[start]

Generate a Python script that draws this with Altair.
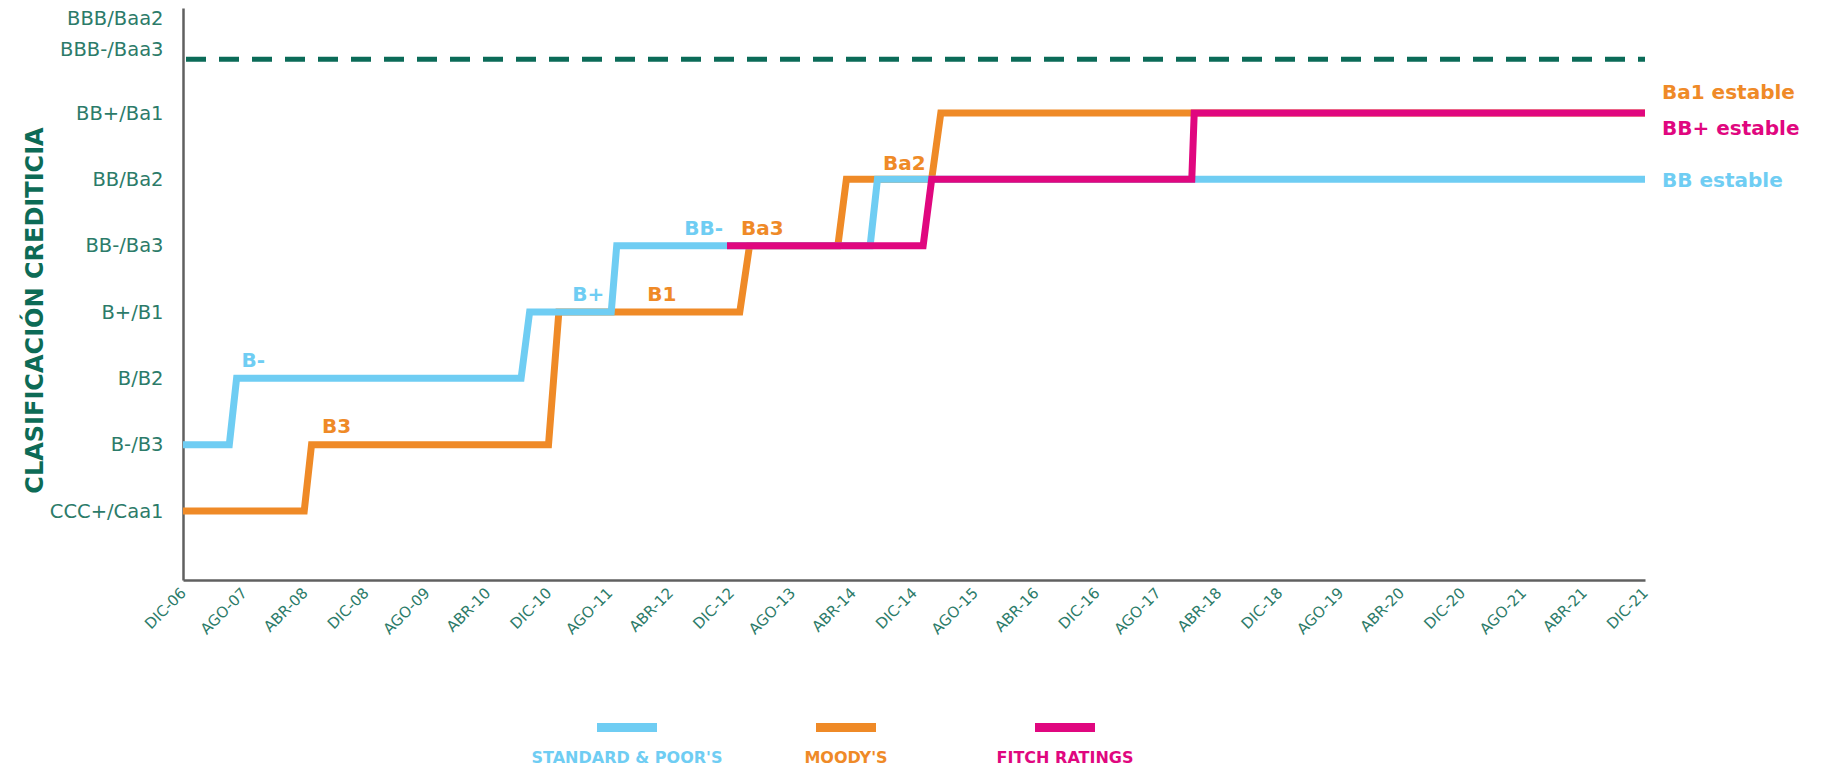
import altair as alt
import pandas as pd

# ---------------- data ----------------
x_labels = ["DIC-06", "AGO-07", "ABR-08", "DIC-08", "AGO-09", "ABR-10", "DIC-10",
            "AGO-11", "ABR-12", "DIC-12", "AGO-13", "ABR-14", "DIC-14", "AGO-15",
            "ABR-16", "DIC-16", "AGO-17", "ABR-18", "DIC-18", "AGO-19", "ABR-20",
            "DIC-20", "AGO-21", "ABR-21", "DIC-21"]

rating_labels = ["CCC+/Caa1", "B-/B3", "B/B2", "B+/B1", "BB-/Ba3", "BB/Ba2",
                 "BB+/Ba1", "BBB-/Baa3", "BBB/Baa2"]
rating_levels = [1, 2, 3, 4, 5, 6, 7, 7.95, 8.43]

series_names = ["STANDARD & POOR'S", "MOODY'S", "FITCH RATINGS"]
series_colors = ["#6fcdf3", "#ef8a27", "#e0077f"]

# step breakpoints (x = position on the date axis, y = rating level)
sp_x = [0, 0.76, 0.88, 5.55, 5.69, 7.03, 7.12, 11.28, 11.40, 24]
sp_y = [2, 2, 3, 3, 4, 4, 5, 5, 6, 6]
moody_x = [0, 1.99, 2.11, 6.00, 6.17, 9.14, 9.30, 10.75, 10.89, 12.29, 12.44, 24]
moody_y = [1, 1, 2, 2, 4, 4, 5, 5, 6, 6, 7, 7]
fitch_x = [8.93, 12.15, 12.29, 16.56, 16.60, 24]
fitch_y = [5, 5, 6, 6, 7, 7]

investment_grade = 7.81

ann_text = ["B-", "B3", "B+", "B1", "BB-", "Ba3", "Ba2"]
ann_series = ["STANDARD & POOR'S", "MOODY'S", "STANDARD & POOR'S", "MOODY'S",
              "STANDARD & POOR'S", "MOODY'S", "MOODY'S"]
ann_x = [0.96, 2.28, 6.39, 7.62, 8.23, 9.16, 11.49]
ann_y = [3.26, 2.27, 4.25, 4.25, 5.25, 5.25, 6.23]

end_text = ["Ba1 estable", "BB+ estable", "BB estable"]
end_series = ["MOODY'S", "FITCH RATINGS", "STANDARD & POOR'S"]
end_y = [7.30, 6.76, 5.98]

# ---------------- tables ----------------
rows = []
for name, xs, ys in [(series_names[0], sp_x, sp_y),
                     (series_names[1], moody_x, moody_y),
                     (series_names[2], fitch_x, fitch_y)]:
    for i, (xv, yv) in enumerate(zip(xs, ys)):
        rows.append({"series": name, "t": xv, "level": yv, "step": i})
lines_df = pd.DataFrame(rows)
ann_df = pd.DataFrame({"text": ann_text, "series": ann_series, "t": ann_x, "level": ann_y})
end_df = pd.DataFrame({"text": end_text, "series": end_series, "t": [24] * 3, "level": end_y})
legend_df = pd.DataFrame({"series": series_names})

TEAL = "#2c7b69"
DARK = "#0d6b56"
GRAY = "#606060"

x_expr = "[" + ",".join("'%s'" % s for s in x_labels) + "][datum.value]"
y_expr = ("[" + ",".join("'%s'" % s for s in rating_labels) + "][indexof(["
          + ",".join(str(v) for v in rating_levels) + "], datum.value)]")

x_scale = alt.Scale(domain=[0, 24], nice=False, zero=False)
y_scale = alt.Scale(domain=[-0.04, 8.583], nice=False, zero=False)
color = alt.Color("series:N", scale=alt.Scale(domain=series_names, range=series_colors),
                  legend=None)

x_axis = alt.Axis(values=list(range(25)), labelExpr=x_expr, labelAngle=-45,
                  labelAlign="right", labelBaseline="middle", labelPadding=10,
                  labelFont="DejaVu Sans", labelFontSize=15, labelColor=TEAL,
                  labelOverlap=False, labelBound=False, ticks=False, grid=False,
                  domainColor=GRAY, domainWidth=2.5)
y_axis = alt.Axis(values=rating_levels, labelExpr=y_expr, labelPadding=20,
                  labelFont="DejaVu Sans", labelFontSize=19.5, labelColor=TEAL,
                  labelOverlap=False, labelBound=False, ticks=False, grid=False,
                  domainColor=GRAY, domainWidth=2.5,
                  title="CLASIFICACIÓN CREDITICIA", titleFont="DejaVu Sans",
                  titleFontWeight="bold", titleFontSize=24, titleColor=DARK,
                  titleX=-148, titleY=302, titleAngle=-90, titleAlign="center",
                  titleBaseline="middle")

X = alt.X("t:Q", scale=x_scale, axis=x_axis, title=None)
Y = alt.Y("level:Q", scale=y_scale, axis=y_axis)

base = alt.Chart(lines_df).mark_line(strokeWidth=7, strokeJoin="miter",
                                      strokeCap="butt").encode(
    x=X, y=Y, color=color, order=alt.Order("step:Q"))

layers = []
for name in [series_names[1], series_names[0], series_names[2]]:
    layers.append(base.transform_filter(alt.datum.series == name))

rule = alt.Chart(pd.DataFrame({"level": [investment_grade]})).mark_rule(
    color="#0b6b58", strokeWidth=5, strokeDash=[20, 13], strokeDashOffset=13
).encode(y=alt.Y("level:Q", scale=y_scale, axis=y_axis))

ann = alt.Chart(ann_df).mark_text(font="DejaVu Sans", fontWeight="bold", fontSize=20,
                                  align="left", baseline="middle").encode(
    x=alt.X("t:Q", scale=x_scale, axis=x_axis, title=None),
    y=alt.Y("level:Q", scale=y_scale, axis=y_axis),
    text="text:N", color=color)

ends = alt.Chart(end_df).mark_text(font="DejaVu Sans", fontWeight="bold", fontSize=20,
                                   align="left", baseline="middle", dx=17).encode(
    x=alt.X("t:Q", scale=x_scale, axis=x_axis, title=None),
    y=alt.Y("level:Q", scale=y_scale, axis=y_axis),
    text="text:N", color=color)

main = alt.layer(rule, *layers, ann, ends)

leg_x = alt.X("series:N", scale=alt.Scale(type="point", domain=series_names,
                                          range=[444, 882], padding=0), axis=None)
leg_sw = alt.Chart(legend_df).mark_tick(orient="horizontal", size=60, thickness=9,
                                        opacity=1).encode(
    x=leg_x, y=alt.value(719.5), color=color)
leg_tx = alt.Chart(legend_df).mark_text(font="DejaVu Sans", fontWeight="bold",
                                        fontSize=16, align="center",
                                        baseline="middle").encode(
    x=leg_x, y=alt.value(750), text="series:N", color=color)
legend = alt.layer(leg_sw, leg_tx)

chart = alt.layer(main, legend).resolve_scale(x="independent").properties(
    width=1462, height=572,
    autosize=alt.AutoSizeParams(type="none"),
    padding={"left": 175, "top": 0, "right": 172, "bottom": 200},
).configure_view(strokeWidth=0)

chart.save("out.html", embed_options={"renderer": "svg", "actions": False})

[end]

* **REQUIRED WORK**: Exactly as written, please give again the lines from the beginning of the listing through the line containing "end_y = [7.30, 6.76, 5.98]", inclusive, without any pictures.

* **TASK SOLUTION**:
Generate a Python script that draws this with Altair.
import altair as alt
import pandas as pd

# ---------------- data ----------------
x_labels = ["DIC-06", "AGO-07", "ABR-08", "DIC-08", "AGO-09", "ABR-10", "DIC-10",
            "AGO-11", "ABR-12", "DIC-12", "AGO-13", "ABR-14", "DIC-14", "AGO-15",
            "ABR-16", "DIC-16", "AGO-17", "ABR-18", "DIC-18", "AGO-19", "ABR-20",
            "DIC-20", "AGO-21", "ABR-21", "DIC-21"]

rating_labels = ["CCC+/Caa1", "B-/B3", "B/B2", "B+/B1", "BB-/Ba3", "BB/Ba2",
                 "BB+/Ba1", "BBB-/Baa3", "BBB/Baa2"]
rating_levels = [1, 2, 3, 4, 5, 6, 7, 7.95, 8.43]

series_names = ["STANDARD & POOR'S", "MOODY'S", "FITCH RATINGS"]
series_colors = ["#6fcdf3", "#ef8a27", "#e0077f"]

# step breakpoints (x = position on the date axis, y = rating level)
sp_x = [0, 0.76, 0.88, 5.55, 5.69, 7.03, 7.12, 11.28, 11.40, 24]
sp_y = [2, 2, 3, 3, 4, 4, 5, 5, 6, 6]
moody_x = [0, 1.99, 2.11, 6.00, 6.17, 9.14, 9.30, 10.75, 10.89, 12.29, 12.44, 24]
moody_y = [1, 1, 2, 2, 4, 4, 5, 5, 6, 6, 7, 7]
fitch_x = [8.93, 12.15, 12.29, 16.56, 16.60, 24]
fitch_y = [5, 5, 6, 6, 7, 7]

investment_grade = 7.81

ann_text = ["B-", "B3", "B+", "B1", "BB-", "Ba3", "Ba2"]
ann_series = ["STANDARD & POOR'S", "MOODY'S", "STANDARD & POOR'S", "MOODY'S",
              "STANDARD & POOR'S", "MOODY'S", "MOODY'S"]
ann_x = [0.96, 2.28, 6.39, 7.62, 8.23, 9.16, 11.49]
ann_y = [3.26, 2.27, 4.25, 4.25, 5.25, 5.25, 6.23]

end_text = ["Ba1 estable", "BB+ estable", "BB estable"]
end_series = ["MOODY'S", "FITCH RATINGS", "STANDARD & POOR'S"]
end_y = [7.30, 6.76, 5.98]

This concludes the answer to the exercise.